The creation of the circuit service over the Highland branch coincided with a "major program of capital investment and improvements" by the Boston and Albany. Architect Henry Hobson Richardson, who had been involved with the B&A since 1867 and designed Auburndale station for the railroad in 1881, was commissioned to design several stations for the B&A. These included the three stations opened on the new section through Newton Highlands (Eliot, Waban, and Woodland), plus a new building (completed in 1884) for the existing Chestnut Hill station. The three new stations were intended to attract real estate development to what were then lightly populated areas.

After Richardson's death in 1886, his successor firm of Shepley, Rutan and Coolidge designed a number of additional stations for the B&A, several of which were for the Highland branch. These included replacements for six of the former NY&NE stations - Newton Highlands in 1887, Reservoir in 1888, Newton Centre in 1891, Brookline Hills in 1892, and Longwood in 1894 - plus Riverside in 1894. Most originally had their grounds designed by landscape architect Frederick Law Olmsted. Ignored in this renewal program was the circa-1870 Brookline station, dismissed by Charles Mulford Robinson in 1902 as "disappointing...a brick structure of an earlier date."
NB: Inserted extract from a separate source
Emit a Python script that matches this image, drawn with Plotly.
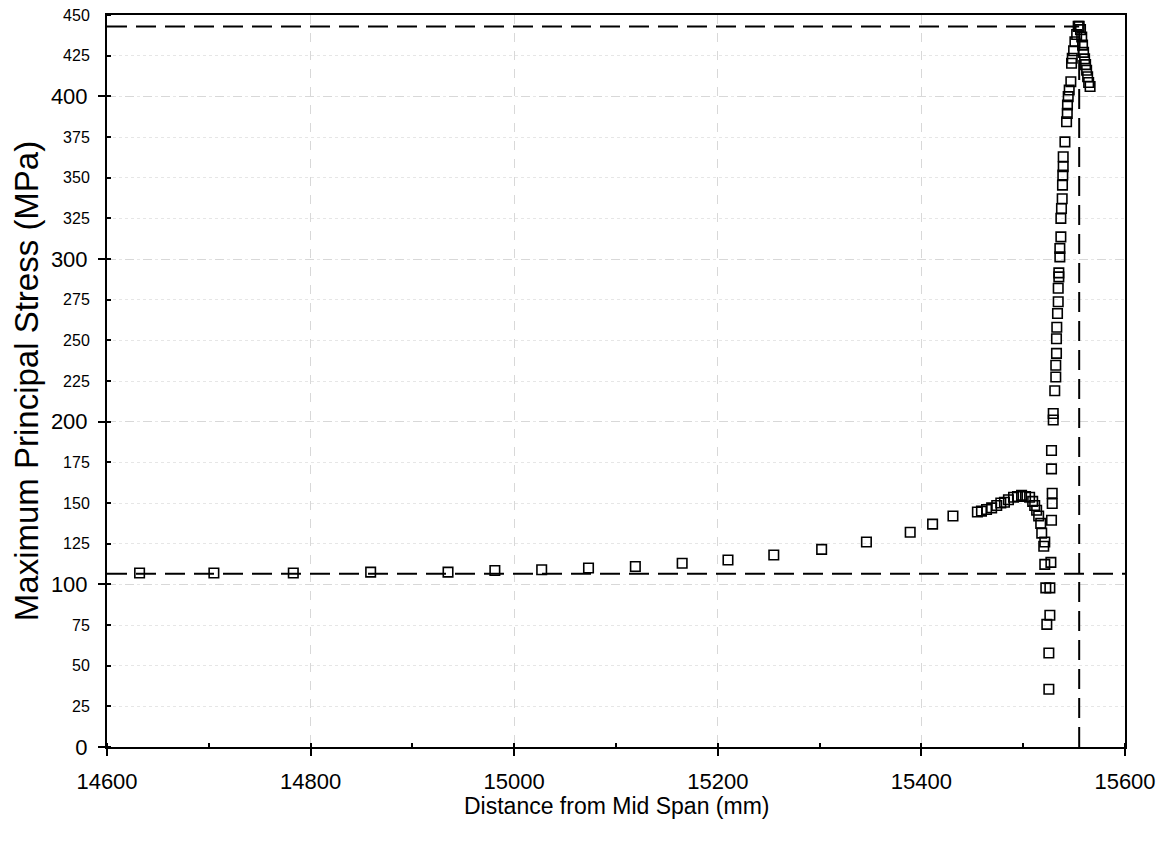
import plotly.graph_objects as go

# ---- data ----
distance_mm = [
    14632, 14705, 14783, 14859, 14935, 14981, 15027, 15073, 15119, 15165,
    15210, 15255, 15302, 15346, 15389, 15411, 15431, 15455,
    15459, 15464, 15469, 15474, 15478, 15481.6, 15485.5, 15490.5, 15494.4,
    15498.4, 15502.3, 15506.3, 15509.3, 15511.3, 15513.2, 15515.2, 15517.2,
    15518.2, 15520.2, 15521.2, 15521.2, 15522.2, 15526.2, 15526.2, 15523.2,
    15525.2, 15525.2,
    15527.2, 15527.8, 15528.5, 15528.5, 15527.8, 15527.8, 15529.5, 15529.5,
    15531, 15532, 15532, 15532.7, 15532.7, 15533, 15533.7, 15534.4, 15534.4,
    15535, 15535, 15536, 15536, 15537, 15537, 15537.6, 15538.3, 15538.6,
    15538.9, 15539.3, 15539.3, 15541, 15542.6, 15543.3, 15543.5, 15544.2,
    15545.2, 15546.8, 15547.5, 15548.2, 15549.5, 15550.8, 15552.5, 15554,
    15555, 15556.3, 15557.5, 15558.3, 15559.3, 15560.3, 15561.3, 15562.3,
    15563.3, 15564.3, 15565.7,
]
stress_mpa = [
    107, 107, 107, 107.5, 107.5, 108.5, 109, 110, 111, 113,
    115, 118, 121.5, 126, 132, 137, 142, 144.5,
    145, 146, 147, 148.5, 150, 150.5, 152, 153.5, 154,
    154.7, 154, 153.5, 151, 148.5, 145.5, 142, 137.5,
    131.5, 123.4, 112.3, 126, 97.8, 97.8, 81, 75.4,
    57.8, 35.5,
    113.5, 139.4, 149.7, 156, 171, 182.3, 201, 205,
    219, 227.5, 234.7, 242, 251, 258, 266.5, 273.7, 282,
    289, 291.5, 301.3, 306.5, 313.6, 325, 331, 337, 345.4,
    351.6, 356.7, 362.9, 372, 384.4, 389.5, 394.7, 399.8,
    403.9, 409, 420.3, 423.4, 428, 433.6, 438, 443,
    443, 441, 436.5, 431.5, 427, 423, 419.5, 416,
    412, 408.5, 406,
]

# reference dashed lines
baseline_stress = 106.5
peak_stress = 443
peak_distance = 15555

# axes
x_range = [14600, 15600]
y_range = [0, 450]
x_ticks = [14600, 14800, 15000, 15200, 15400, 15600]
y_major_ticks = [0, 100, 200, 300, 400]
y_minor_labels = [25, 50, 75, 125, 150, 175, 225, 250, 275, 325, 350, 375, 425, 450]

x_title = "Distance from Mid Span (mm)"
y_title = "Maximum Principal Stress (MPa)"

FONT = "Liberation Sans, Arial, sans-serif"

fig = go.Figure()
fig.add_trace(go.Scatter(
    x=distance_mm, y=stress_mpa, mode="markers",
    marker=dict(symbol="square-open", size=9.5, color="black",
                line=dict(width=1.6, color="black")),
    showlegend=False, hoverinfo="x+y",
))
# invisible trace to carry the secondary (small-label) y axis
fig.add_trace(go.Scatter(
    x=[distance_mm[0]], y=[stress_mpa[0]], yaxis="y2", mode="markers",
    marker=dict(opacity=0), showlegend=False, hoverinfo="skip",
))

line_style = dict(color="black", width=2, dash="20px,9px")
fig.add_shape(type="line", xref="x", yref="y", x0=x_range[0], x1=x_range[1],
              y0=baseline_stress, y1=baseline_stress, line=line_style)
fig.add_shape(type="line", xref="x", yref="y", x0=x_range[0], x1=peak_distance,
              y0=peak_stress, y1=peak_stress, line=line_style)
fig.add_shape(type="line", xref="x", yref="y", x0=peak_distance, x1=peak_distance,
              y0=y_range[0], y1=peak_stress, line=line_style)

fig.add_annotation(text=x_title, xref="paper", yref="paper", x=0.5, y=-0.081,
                   xanchor="center", yanchor="middle", showarrow=False,
                   font=dict(size=23, family=FONT, color="black"))

grid_col = "#d8d8d8"
fig.update_layout(
    width=1167, height=844,
    margin=dict(l=99, r=50, t=7, b=105),
    plot_bgcolor="white", paper_bgcolor="white",
    font=dict(family=FONT, color="black"),
    xaxis=dict(
        range=x_range, tickvals=x_ticks, ticktext=[str(v) for v in x_ticks],
        ticks="outside", ticklen=7, tickwidth=1.5, tickcolor="black",
        ticklabelstandoff=7, ticklabeloverflow="allow",
        showline=True, linecolor="black", linewidth=2, mirror=True,
        showgrid=True, gridcolor=grid_col, griddash="dash", gridwidth=1,
        zeroline=False, automargin=False,
        tickfont=dict(size=22, family=FONT),
        minor=dict(dtick=100, ticks="inside", ticklen=4, tickcolor="black",
                   showgrid=False),
    ),
    yaxis=dict(
        range=y_range, tickvals=y_major_ticks, ticktext=[str(v) for v in y_major_ticks],
        ticks="outside", ticklen=7, tickwidth=1.5, tickcolor="black",
        ticklabelstandoff=6, ticklabeloverflow="allow",
        showline=True, linecolor="black", linewidth=2, mirror=True,
        showgrid=True, gridcolor=grid_col, griddash="dash", gridwidth=1,
        zeroline=False, automargin=False,
        tickfont=dict(size=22, family=FONT),
        minor=dict(dtick=25, tick0=0, ticks="inside", ticklen=4, tickcolor="black",
                   showgrid=True, gridcolor="#e6e6e6", griddash="dot", gridwidth=1),
        title=dict(text=y_title, font=dict(size=33, family=FONT), standoff=14),
    ),
    yaxis2=dict(
        range=y_range, overlaying="y", side="left", anchor="x",
        tickvals=y_minor_labels, ticktext=[str(v) for v in y_minor_labels],
        ticks="outside", ticklen=7, tickcolor="rgba(0,0,0,0)",
        ticklabelstandoff=6, ticklabeloverflow="allow",
        showline=False, showgrid=False, zeroline=False, automargin=False,
        tickfont=dict(size=16, family=FONT),
    ),
)

fig.write_html("out.html")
Most of the stations were demolished during the light rail conversion to provide additional parking spaces. However, four structures remain: the station buildings at Newton Centre, Newton Highlands, and Woodland, plus part of the baggage and express building at Newton Centre. (None of the Olmsted-designed landscaping survived.) On March 25, 1976, the four structures were added to the National Register of Historic Places as the Newton Railroad Stations Historic District. The structures at Newton Centre and Newton Highlands are in use by businesses, while the run-down Woodland station is used for storage by a golf course.